Abstract:
In New Zealand most students change schools at age 12 -14 from an intermediate school to a secondary school. This usually involves a transition from a school that is organised by
students having a home room with one teacher for most of their subjects to a school that is
organised by students changing classrooms and teachers for every subject. Across this transition period research internationally and in New Zealand suggests that mathematics achievement and engagement is negatively affected. Lesson content, interschool communication, social class, ethnicity, and gender have been identified as factors that may influence the negative effect of transition. This research looks at another possible factor affecting achievement and engagement at
transition in mathematics: the teaching strategies used. Teaching strategies have been defined in this research to be those strategies used in classroom instruction as indicated by teacher talk, activity style, and equipment use. This research is based on a purposive sample of one secondary school and one of its feeder
intermediate schools. Three teachers of mathematics at Year 9 from the secondary school
and three Year 8 teachers from the intermediate school were then selected to be videoed, each for three lessons. The video recorded lessons were then transcribed, analysed using content analysis, and the teaching strategies evident in the classroom identified. The teaching strategies were categorised based on previous research such as that by Fraivillig, Murphy and Fuson (1999) to find any similarities or differences in teaching strategies used in the Year 8 and Year 9 mathematics classroom. Year 8 teachers used facilitating and eliciting questions more often than the Year 9 teachers. The Year 8 teachers used instructional statements as a teaching strategy. There appeared to be more intra-school variation in teaching strategies at the Year 8 level.

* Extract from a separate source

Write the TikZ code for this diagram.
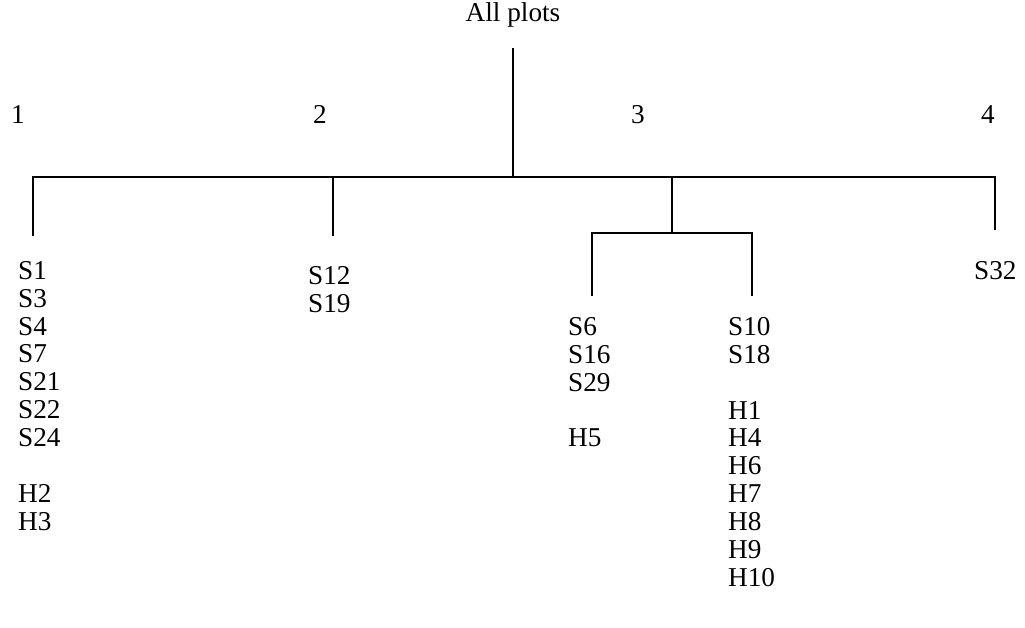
\documentclass[tikz,border=0pt]{standalone}
\usepackage{fontspec}
\setmainfont{Liberation Serif}
\usepackage{tikz}

\begin{document}
\begin{tikzpicture}[x=0.02cm, y=-0.02cm, line width=1.3pt,
  grouptext/.style={inner sep=0pt, font=\fontsize{15.5}{15.9}\selectfont},
  leaflist/.style={anchor=north west, inner sep=0pt, align=left, font=\fontsize{15.5}{15.9}\selectfont}]
\useasboundingbox (0,0) rectangle (1025,628);
% Nodes
\node[grouptext, anchor=base] (root) at (513,22) {All plots};
\node[grouptext, anchor=base] (g1) at (18,124) {1};
\node[grouptext, anchor=base] (g2) at (320,124) {2};
\node[grouptext, anchor=base] (g3) at (638,124) {3};
\node[grouptext, anchor=base] (g4) at (988,124) {4};

\node[leaflist] (leaf1) at (17,260) {S1\\S3\\S4\\S7\\S21\\S22\\S24\\[15.9pt]H2\\H3};
\node[leaflist] (leaf2) at (307,265) {S12\\S19};
\node[leaflist] (leaf3a) at (567,316) {S6\\S16\\S29\\[15.9pt]H5};
\node[leaflist] (leaf3b) at (727,316) {S10\\S18\\[15.9pt]H1\\H4\\H6\\H7\\H8\\H9\\H10};
\node[leaflist] (leaf4) at (973,260) {S32};

% Joints
\coordinate (top) at (513,48);
\coordinate (mid) at (513,177);
\coordinate (b1) at (33,177);
\coordinate (b2) at (333,177);
\coordinate (b3) at (672,177);
\coordinate (b4) at (995,177);
\coordinate (e1) at (33,236);
\coordinate (e2) at (333,236);
\coordinate (e4) at (995,230);
\coordinate (m3) at (672,233);
\coordinate (s1) at (592,233);
\coordinate (s2) at (752,233);
\coordinate (e3a) at (592,296);
\coordinate (e3b) at (752,296);

% Lines
\draw (top) -- (mid);
\draw (e1) -- (b1) -- (b4) -- (e4);
\draw (b2) -- (e2);
\draw (b3) -- (m3);
\draw (e3a) -- (s1) -- (s2) -- (e3b);
\end{tikzpicture}
\end{document}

Year 9 teachers were found to be more teacher-centred than Year 8 teachers in their choice of strategies with teacher initiated right/wrong questioning the most frequent interaction type used. Instructional and control statements were also a feature of the Year 9
mathematics classrooms. This study indicates that across the transition period, from Year 8 to Year 9, students' experience changes in the types of teaching strategies used in the mathematics classroom. The focus shifts from student-centred learning to teacher-centred learning. This may be a contributing factor in the decline in mathematics achievement that has been shown to occur at this phase of education in New Zealand.
Implications from this research include: - the possible need for schools across a transition to communicate more to align their teaching strategies; - the need for best practice teaching strategies to be implemented in all schools; and
- the possibility of schools across a transition working together and developing a programme which may allow students to integrate better into the secondary school.